Excise opts for blockchain
Department aims to improve efficiency
The Excise Department aims to improve the efficiency of revenue collection rather than raise taxes to enhance the revenue outlook amid Thailand's gradual economic recovery.
Policy implementation should not affect the domestic economic recovery in order to continue the momentum, said director-general Lavaron Sangsnit.
Raising taxes may stunt the economic recovery, leading the department to study tax collection of new goods rather than raising rates, said Mr Lavaron.
The department has an obligation to collect taxes to meet the Finance Ministry's revenue collection target.
For fiscal 2021, the target is set at 530 billion baht, a figure close to the 548 billion in tax revenue collected in fiscal 2020.
The department will incorporate blockchain technology to administer revenue collection for fiscal 2021, he said.

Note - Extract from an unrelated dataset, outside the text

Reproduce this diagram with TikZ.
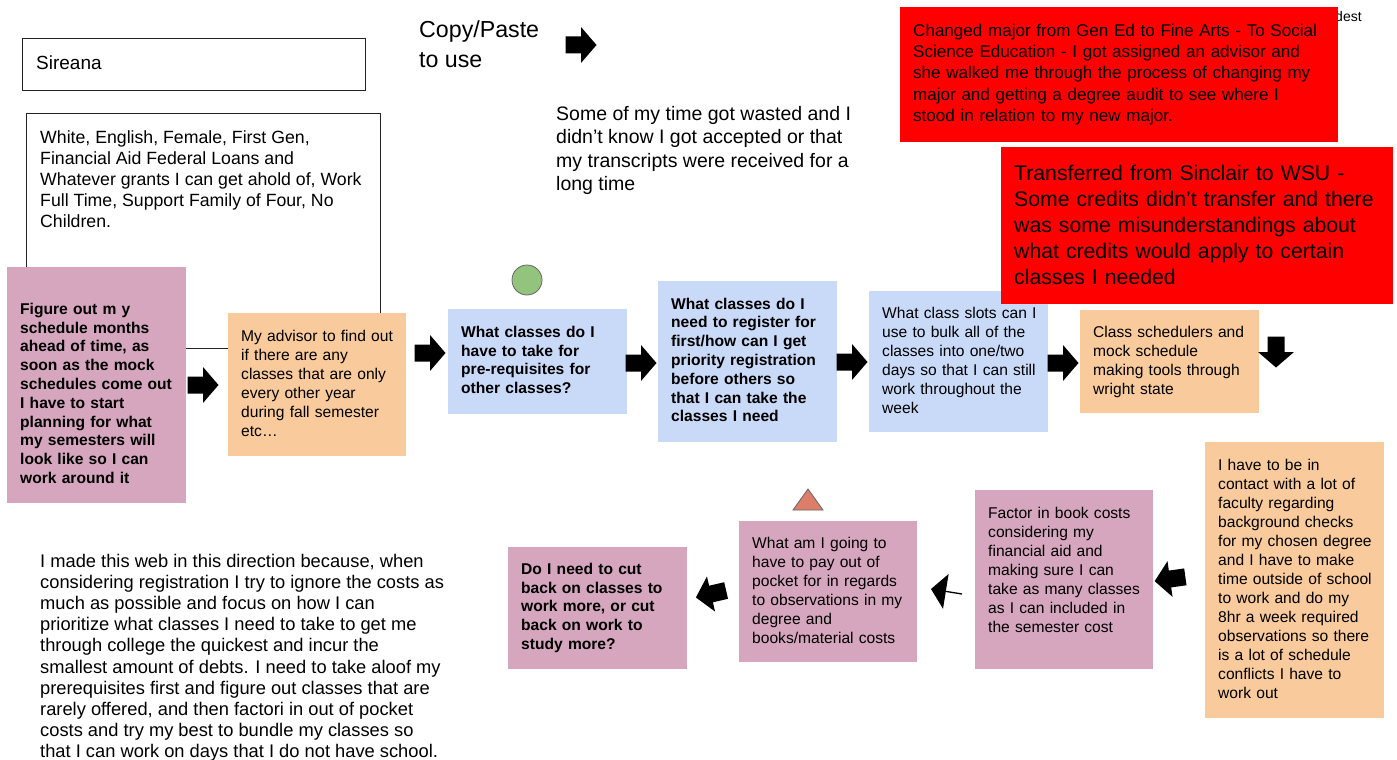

The Revenue and Customs departments both plan to adopt this technology for their operations, said Mr Lavaron.
Blockchain technology will help identify the price, import duty and tax liability of each imported product, he said.
The technology can help thoroughly assess revenue collection for each department and integrate revenue collection of the three government departments into a single database, said Mr Lavaron.
With blockchain, tax evasion should be difficult because the three departments will conduct tax audits in coordination with each other, he said.
A blockchain-integrated procedure in assessing the tax returns of oil exports is already in progress and it is expected to be implemented in next year's first quarter, said Mr Lavaron.
The main reason to use blockchain technology for oil exports before other goods is because they generate revenue of more than 200 billion baht per year, accounting for two-thirds of the Excise Department's total revenue collection, he said.
Blockchain should be able to help determine whether oil is actually exported out of Thailand or if it is circulated for sale domestically, said Mr Lavaron.